Due to the nature of grids of letters, a great deal of words are accidentally created in the grid, after the chosen words have been placed. These cause a problem if they are duplicates of words from the puzzle's word list, or if they are offensive or inappropriate terms.


In even a small word search puzzle, there will typically be well over 100 3-letter words accidentally created (one of the reasons I try to avoid having 3-letter words in the word list, as they are often accidentally duplicated). In a 'standard' word search this isn't too much of a problem, but if it's a puzzle with a hidden message that is revealed in the left-over letters, such duplication errors can break the puzzle. The left-over letters don't spell a hidden message at all, just gobbledygook.

The other problem is accidentally created rude or offensive words ... in the sample above I designed the grid to force the two 4-letter words to appear, but the other term was accidentally created! So, it really does happen, and often.

A professional puzzle writer knows about such pitfalls, and has ways of checking their work to ensure such unacceptable words are not in their grids. I have a rather hair-raising 'rude word list', which all my word search grids are scanned against. When offensive words are found, I edit them out.

Unfortunately too many word search puzzles, especially those created by people who want a 'quick puzzle page' for kids, are created by free online word search generators. The user puts in a list of words they want to appear in the grid, and the computer creates the puzzle. The quality of such puzzles is poor : word placement is generally uninteresting (eg all words that start with M starting from the same area of the grid, or dull word placement without many diagonals or much overlapping), and they are prone to such 'accidental offensive word' creation, but they don't scan for them.

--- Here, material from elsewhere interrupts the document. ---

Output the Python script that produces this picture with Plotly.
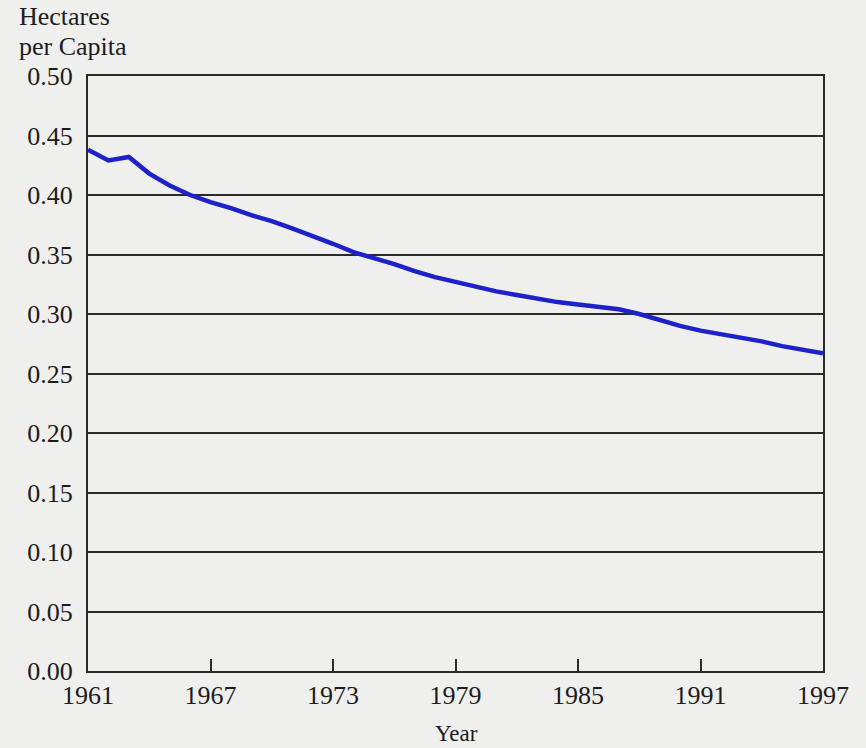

Proofreading such a grid is hard to do by hand, too, as a human has to have a long list of suspect words in front of them, and scan through the grid line by line looking for them, over and over. Beyond tedious. You really have to have professional software that can do proper scans of the grids, and pinpoint any problems. Just one example is Wordsearch Creator, which allows you to enter a 'banned words' list - and it's Donation Nag Ware, so not expensive! I go through the steps in 'How to Write a Word Search' Cheat Sheet, if you're creating one by hand.

In other words — if your puzzle is going to a huge public audience, don't rely on free online puzzle generators! And maybe even — gasp — get in a professional to do it properly.